Replicator WANdisco has announced its Live Migrator can now automate the migration of Apache Hive metadata directly into Databricks data lakes, helping move Hadoop and Spark data and saving time and much manual effort.

Live Migrator is replication software that can migrate large datasets, such as ones using Hadoop, with constant changes, from on-premises sites to and between public clouds. Apache Hive is an open-source data warehouse that uses SQL and is built on top of Hadoop. It supports analysis of large datasets stored in Hadoop’s HDFS, the Amazon S3 filesystem, and Alluxio.

Databricks enables SQL querying and analysis of data lakes without having to first extract, transform, and load data into separate data warehouses.

WANdisco CTO Paul Scott-Murphy said: “Data and metadata are migrated automatically without any disruption or change to existing systems. Teams can implement their cloud modernisation strategies without risk, immediately employing workloads and data that were locked up on-premises, now in the cloud using the Lakehouse platform offered by Databricks.”

Source data sets do not need to be migrated in full before they are converted into the Databricks Delta format as LiveData Migrator automates incremental transformation to Delta Lake. This eliminates the need for manual data mappings as there is now direct, native access to structured data in Databricks from on-premises environments.
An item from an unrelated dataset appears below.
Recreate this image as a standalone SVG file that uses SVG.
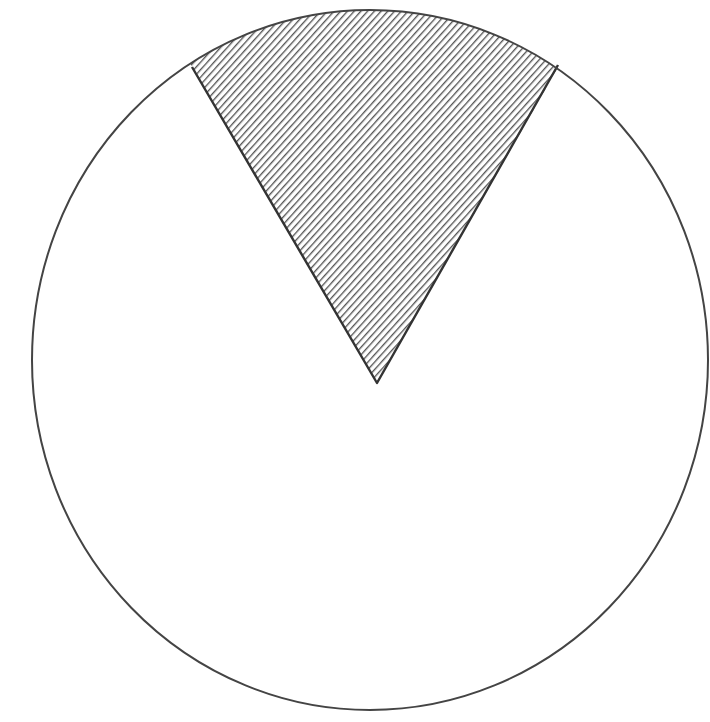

Users can eliminate migration tasks, such as constructing data pipelines to transform, filter, and adjust data, and any up-front planning and staging. There is no need to set up auto-load pipelines to identify newly landed data and convert it to a final form.

Users choose to convert content to the Delta Lake format when they create the Databricks metadata target. The desired data to migrate is then set by defining a migration rule, and selecting the Hive databases and tables that require migration. 

WANdisco says a single management facility can handle both Hadoop data and Hive metadata migrations. Ongoing changes to source metadata are reflected immediately in Databricks’ Lakehouse platform, and on-premises data formats used in Hadoop and Hive are automatically made available in Delta Lake on Databricks. It should all be a lot easier than before, and less prone to error.